I was on the phone one day with my friend Brandon. Brandon’s a writer, been a serious one for a lot longer than I have, so whenever I get him in a conversation, I drop a little, “So what’re you working on?” question somewhere in the middle of things, a little bait, to see if maybe he’ll bite and spill the beans.
“Oh, I’m just reading, mostly.” The kind of answer that drives me nuts.
So I said, “Well, what are you reading?”
He told me he was picking out certain authors, and then reading everything that author had ever written. (I think at the time, he was tackling Flannery O’Connor, James Baldwin, and Ian McEwan.) I freaked out a little bit, and said, “Jesus, man, how disciplined of you! I can’t even finish a novel!”
So I hung up later, and got to thinking about his project. A few days earler, I’d read a line of advice from G.S.: “Find two or three writers that you’re really excited about. Follow their lineage back. Know everything about them. Immerse yourself in those writers.” This really clicked with me.
Since I started working in a library, I’ve been on book overload. I can get any book, anytime. No limits. Always a bad idea. So much to read. So little time. Really overwhelming. But this, this was a really great idea: Take it slow and steady. Saturate yourself with a writer’s work. Figure out who means the most to you right now, and then read who meant the most to them. No problem.
But how to begin? A list seemed too linear. What I needed was a map.
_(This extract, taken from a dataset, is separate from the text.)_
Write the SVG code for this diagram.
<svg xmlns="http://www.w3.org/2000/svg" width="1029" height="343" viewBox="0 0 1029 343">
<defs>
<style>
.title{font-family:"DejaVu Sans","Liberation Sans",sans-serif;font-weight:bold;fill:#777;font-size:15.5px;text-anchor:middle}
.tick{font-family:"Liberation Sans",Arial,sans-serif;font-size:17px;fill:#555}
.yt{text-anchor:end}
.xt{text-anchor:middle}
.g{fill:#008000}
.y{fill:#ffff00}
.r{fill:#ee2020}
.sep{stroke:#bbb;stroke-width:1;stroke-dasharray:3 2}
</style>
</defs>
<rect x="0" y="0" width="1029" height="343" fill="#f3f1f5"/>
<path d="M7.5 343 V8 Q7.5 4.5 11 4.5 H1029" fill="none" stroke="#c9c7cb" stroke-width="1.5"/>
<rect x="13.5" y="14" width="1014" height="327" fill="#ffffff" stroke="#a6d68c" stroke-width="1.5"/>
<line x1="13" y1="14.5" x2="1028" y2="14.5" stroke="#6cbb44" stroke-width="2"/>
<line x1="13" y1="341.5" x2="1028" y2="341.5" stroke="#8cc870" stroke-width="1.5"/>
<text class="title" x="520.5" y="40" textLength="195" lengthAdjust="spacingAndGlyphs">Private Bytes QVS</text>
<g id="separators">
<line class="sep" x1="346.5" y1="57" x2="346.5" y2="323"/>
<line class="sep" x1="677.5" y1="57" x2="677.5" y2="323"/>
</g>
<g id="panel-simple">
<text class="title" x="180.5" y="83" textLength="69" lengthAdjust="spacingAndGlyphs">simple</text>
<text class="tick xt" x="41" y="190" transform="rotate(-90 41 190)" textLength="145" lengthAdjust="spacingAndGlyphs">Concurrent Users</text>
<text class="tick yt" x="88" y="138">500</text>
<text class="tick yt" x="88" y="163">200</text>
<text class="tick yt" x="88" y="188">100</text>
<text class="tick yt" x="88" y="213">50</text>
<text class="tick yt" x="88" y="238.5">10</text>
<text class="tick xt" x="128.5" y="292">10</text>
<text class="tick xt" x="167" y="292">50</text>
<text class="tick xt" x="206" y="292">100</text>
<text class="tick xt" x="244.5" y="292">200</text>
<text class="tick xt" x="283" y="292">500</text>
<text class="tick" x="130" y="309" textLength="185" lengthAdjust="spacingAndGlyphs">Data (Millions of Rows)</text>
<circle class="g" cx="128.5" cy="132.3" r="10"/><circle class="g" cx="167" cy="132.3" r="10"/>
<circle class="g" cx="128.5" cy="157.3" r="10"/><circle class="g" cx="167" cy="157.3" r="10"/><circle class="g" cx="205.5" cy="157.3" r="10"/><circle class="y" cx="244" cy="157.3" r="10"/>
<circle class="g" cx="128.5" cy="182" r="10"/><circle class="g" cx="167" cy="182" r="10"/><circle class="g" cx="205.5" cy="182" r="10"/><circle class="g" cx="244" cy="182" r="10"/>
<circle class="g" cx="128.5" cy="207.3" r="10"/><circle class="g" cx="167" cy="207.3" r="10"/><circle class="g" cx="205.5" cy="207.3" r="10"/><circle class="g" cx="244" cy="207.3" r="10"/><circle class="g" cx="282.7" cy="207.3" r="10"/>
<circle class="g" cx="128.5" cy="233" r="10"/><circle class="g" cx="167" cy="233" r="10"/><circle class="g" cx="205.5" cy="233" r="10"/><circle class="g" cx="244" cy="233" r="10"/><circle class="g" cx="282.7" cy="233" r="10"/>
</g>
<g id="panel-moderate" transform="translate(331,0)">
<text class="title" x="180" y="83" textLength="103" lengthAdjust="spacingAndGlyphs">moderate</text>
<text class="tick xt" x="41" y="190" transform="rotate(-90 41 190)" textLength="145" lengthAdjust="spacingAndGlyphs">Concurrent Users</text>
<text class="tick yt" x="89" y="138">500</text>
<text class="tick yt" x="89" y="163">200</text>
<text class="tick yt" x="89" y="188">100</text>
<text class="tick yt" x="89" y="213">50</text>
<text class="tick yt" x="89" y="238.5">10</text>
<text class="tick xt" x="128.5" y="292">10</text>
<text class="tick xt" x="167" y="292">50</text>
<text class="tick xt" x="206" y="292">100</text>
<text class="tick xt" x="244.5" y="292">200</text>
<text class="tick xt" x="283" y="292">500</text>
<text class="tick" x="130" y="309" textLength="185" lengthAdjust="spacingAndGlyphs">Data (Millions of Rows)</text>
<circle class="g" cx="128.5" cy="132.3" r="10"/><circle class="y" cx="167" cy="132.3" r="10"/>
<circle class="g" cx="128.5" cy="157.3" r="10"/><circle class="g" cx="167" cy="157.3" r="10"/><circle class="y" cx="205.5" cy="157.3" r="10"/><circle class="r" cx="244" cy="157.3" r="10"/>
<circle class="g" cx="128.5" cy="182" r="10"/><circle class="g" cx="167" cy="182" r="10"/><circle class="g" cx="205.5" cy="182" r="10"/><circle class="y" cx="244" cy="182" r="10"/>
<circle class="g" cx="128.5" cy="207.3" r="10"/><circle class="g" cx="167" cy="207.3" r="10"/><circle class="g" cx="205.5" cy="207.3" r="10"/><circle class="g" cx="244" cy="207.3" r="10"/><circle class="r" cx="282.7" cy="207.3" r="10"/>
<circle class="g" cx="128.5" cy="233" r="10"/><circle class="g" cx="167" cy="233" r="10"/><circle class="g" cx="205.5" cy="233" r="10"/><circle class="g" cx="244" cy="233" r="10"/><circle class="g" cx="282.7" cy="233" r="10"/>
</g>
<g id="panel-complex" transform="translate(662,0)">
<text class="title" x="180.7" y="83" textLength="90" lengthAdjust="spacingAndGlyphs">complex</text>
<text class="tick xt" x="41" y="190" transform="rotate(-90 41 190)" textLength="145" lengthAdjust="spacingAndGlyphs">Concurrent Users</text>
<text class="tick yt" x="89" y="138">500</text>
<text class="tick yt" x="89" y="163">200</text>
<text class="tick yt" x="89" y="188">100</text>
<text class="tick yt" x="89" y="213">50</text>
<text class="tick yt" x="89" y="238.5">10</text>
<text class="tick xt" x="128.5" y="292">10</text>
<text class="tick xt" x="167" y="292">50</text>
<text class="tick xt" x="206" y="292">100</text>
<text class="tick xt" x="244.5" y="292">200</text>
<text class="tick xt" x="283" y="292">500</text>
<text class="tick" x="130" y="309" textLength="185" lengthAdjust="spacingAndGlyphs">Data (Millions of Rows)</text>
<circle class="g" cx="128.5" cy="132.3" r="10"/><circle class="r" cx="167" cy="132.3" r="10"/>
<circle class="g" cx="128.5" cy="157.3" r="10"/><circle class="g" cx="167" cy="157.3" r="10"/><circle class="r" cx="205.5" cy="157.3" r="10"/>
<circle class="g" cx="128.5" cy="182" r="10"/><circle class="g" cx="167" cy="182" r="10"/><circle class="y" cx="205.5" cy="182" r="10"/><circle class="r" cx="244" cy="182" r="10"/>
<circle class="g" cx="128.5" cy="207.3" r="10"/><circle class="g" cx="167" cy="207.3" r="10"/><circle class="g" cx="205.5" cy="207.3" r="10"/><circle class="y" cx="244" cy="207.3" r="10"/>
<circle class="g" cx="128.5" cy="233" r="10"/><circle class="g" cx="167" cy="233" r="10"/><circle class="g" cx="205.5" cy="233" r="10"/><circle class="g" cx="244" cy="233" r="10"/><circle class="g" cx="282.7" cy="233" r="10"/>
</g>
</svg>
I’ve always been a nut about genealogy. When I was in undergrad, Brandon gave me a book of Carver stories. I fell in love with them. Then I found out our teacher had been taught by John Gardner, the same John Gardner who taught Ray Carver. I started building this goof-ball lineage in my mind…that I was somehow inheriting what had come before me.
A family tree!
So once in a while, when I’m feeling lost, feeling a little schizophrenic in my reading habits, I’ll draw a dorky map like the one above, who I’ve read, who I should read.
Where I am, where I should be going.
Tim says
This is a great approach, Austin. Starting about 10 years ago I went on a huge jag of reading John McPhee. Now I’ve read everything he ever wrote, which is something upwards of 30 books. Part of that process is finding out what you like about the writer – and I wouldn’t have read so much of McPhee if I didn’t like him – but part of it is also figuring out where you part company, not because he’s doing it “wrong,” but simply because his path is different from yours.
The genealogy thing applies in academics as well, by the way: you want to know where scholars went to school and who their mentors were. When you read their books with that in mind, you see a lot more about about what those writers are trying to do, the tradition in which they’re operating, and what they’re reacting against.
austin says
I only wish I had more discipline to follow through on the approach!